Hinweis: Sozialplan lindert die wirtschaftlichen Folgen
Im Unterschied zum Interessenausgleich betrifft der Sozialplan nicht die Modalitäten der Betriebsänderung, sondern es geht ausschließlich darum, die nachteiligen wirtschaftlichen Folgen der Betriebsänderung für die betroffenen Beschäftigten zu verhindern bzw. zu verringern.

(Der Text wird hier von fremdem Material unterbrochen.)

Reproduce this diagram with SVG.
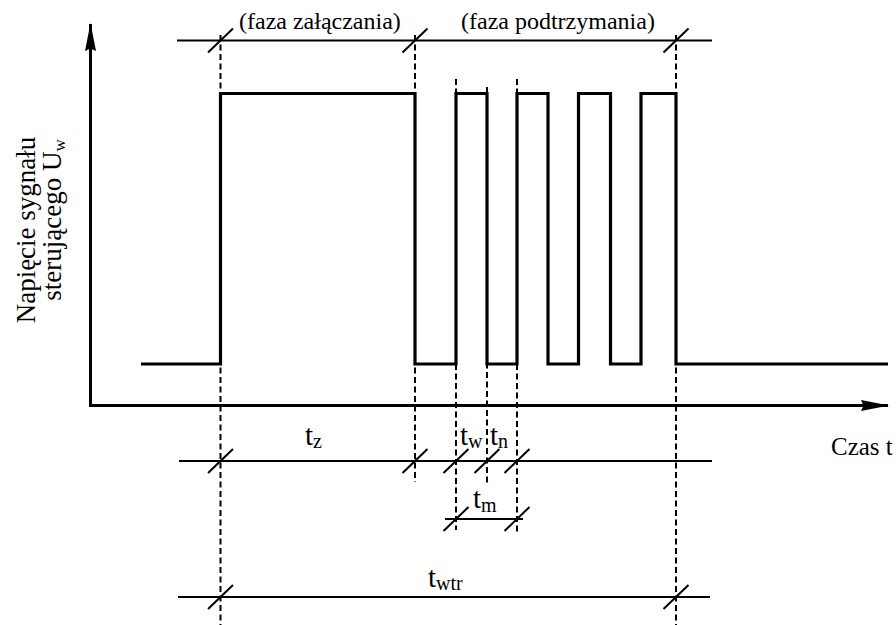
<svg xmlns="http://www.w3.org/2000/svg" xmlns:xlink="http://www.w3.org/1999/xlink" width="896" height="625" viewBox="0 0 896 625">
  <style>
    .axis { stroke: #000; stroke-width: 3; fill: none; }
    .signal { stroke: #000; stroke-width: 3.2; fill: none; stroke-linejoin: miter; }
    .dim { stroke: #000; stroke-width: 2; fill: none; }
    .guide { stroke: #000; stroke-width: 2; fill: none; stroke-dasharray: 6 3.5; }
    .tick { stroke: #000; stroke-width: 2; }
    text { font-family: "Liberation Serif", "Times New Roman", serif; fill: #000; }
    .phase { font-size: 24px; }
    .ylab { font-size: 27px; }
    .tl { font-size: 29px; }
    .sub { font-size: 20px; }
    .tlab { font-size: 25px; }
  </style>
  <defs>
    <marker id="arrow" markerUnits="userSpaceOnUse" viewBox="0 0 28 12" refX="27" refY="6" markerWidth="28" markerHeight="12" orient="auto">
      <path d="M0,0.5 L28,6 L0,11.5 L2.5,6 Z" fill="#000"/>
    </marker>
    <path id="tk" class="tick" d="M-12.5,12 L12.5,-12"/>
  </defs>

  <!-- axes -->
  <g id="axes">
    <path class="axis" d="M90.5,406 V24" marker-end="url(#arrow)"/>
    <path class="axis" d="M89,405.5 H888" marker-end="url(#arrow)"/>
  </g>

  <!-- control signal waveform -->
  <g id="signal">
    <path class="signal" d="M141,364 H220.5 V93.5 H415 V364 H456 V93.5 H487 V364 H517 V93.5 H548 V364 H578.5 V93.5 H610.5 V364 H641 V93.5 H676 V364 H888"/>
  </g>

  <!-- dashed guide lines -->
  <g id="guides">
    <path class="guide" d="M220.5,35 V625"/>
    <path class="guide" d="M415,35 V482"/>
    <path class="guide" d="M676,35 V625"/>
    <path class="guide" d="M456,79 V530"/>
    <path class="guide" d="M487,87 V484"/>
    <path class="guide" d="M517,79 V533"/>
  </g>

  <!-- dimension lines with ticks -->
  <g id="dimensions">
    <path class="dim" d="M177,40.5 H712"/>
    <use xlink:href="#tk" x="220.5" y="40.5"/>
    <use xlink:href="#tk" x="415" y="40.5"/>
    <use xlink:href="#tk" x="676" y="40.5"/>

    <path class="dim" d="M179,461 H712"/>
    <use xlink:href="#tk" x="220.5" y="461"/>
    <use xlink:href="#tk" x="415" y="461"/>
    <use xlink:href="#tk" x="456" y="461"/>
    <use xlink:href="#tk" x="487" y="461"/>
    <use xlink:href="#tk" x="517" y="461"/>

    <path class="dim" d="M445,519 H523"/>
    <use xlink:href="#tk" x="456" y="519"/>
    <use xlink:href="#tk" x="517" y="519"/>

    <path class="dim" d="M178,597 H710"/>
    <use xlink:href="#tk" x="220.5" y="597"/>
    <use xlink:href="#tk" x="676" y="597"/>
  </g>

  <!-- labels -->
  <g id="labels">
    <text class="phase" x="239" y="29">(faza załączania)</text>
    <text class="phase" x="461" y="29">(faza podtrzymania)</text>

    <g transform="translate(35,230) rotate(-90)">
      <text class="ylab" x="0" y="0" text-anchor="middle">Napięcie sygnału</text>
    </g>
    <g transform="translate(61,220) rotate(-90)">
      <text class="ylab" x="0" y="0" text-anchor="middle">sterującego U<tspan font-size="17" dy="4">w</tspan></text>
    </g>

    <text class="tlab" x="831" y="455">Czas t</text>

    <text class="tl" x="305" y="445">t<tspan class="sub" dy="3">z</tspan></text>
    <text class="tl" x="460" y="445">t<tspan class="sub" dy="3">w</tspan></text>
    <text class="tl" x="490" y="445">t<tspan class="sub" dy="3">n</tspan></text>
    <text class="tl" x="473" y="508">t<tspan class="sub" dy="4">m</tspan></text>
    <text class="tl" x="428" y="587">t<tspan class="sub" dy="3">wtr</tspan></text>
  </g>
</svg>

Sozialplan kann vom Betriebsrat erzwungen werden – Interessenausgleich nicht
Weigert sich der Arbeitgeber, mit dem Betriebsrat über einen Interessenausgleich zu verhandeln oder weicht er grundlos von einem ausgehandelten Interessenausgleich ab, muss er denjenigen Beschäftigten, die wegen des Nichtverhandelns Nachteile erleiden, einen Nachteilsausgleich gemäß § 113 BetrVG leisten. Dabei handelt es sich in erster Linie um Abfindungszahlungen. Für den Arbeitgeber macht es im Grunde überhaupt keinen Sinn, sich querzustellen und keine Verhandlungen mit dem Betriebsrat über einen Interessenausgleich zu führen, denn er allein entscheidet darüber, ob er sich auf einen Interessenausgleich einlässt oder nicht. Der Betriebsrat hat hierauf keinen Einfluss. Er kann den Arbeitgeber nicht dazu zwingen, einen Interessenausgleich mit ihm zu vereinbaren. Anders verhält es sich beim Sozialplan. Diesen kann der Betriebsrat mithilfe der Einigungsstelle auch gegen den Willen des Arbeitgebers durchsetzen.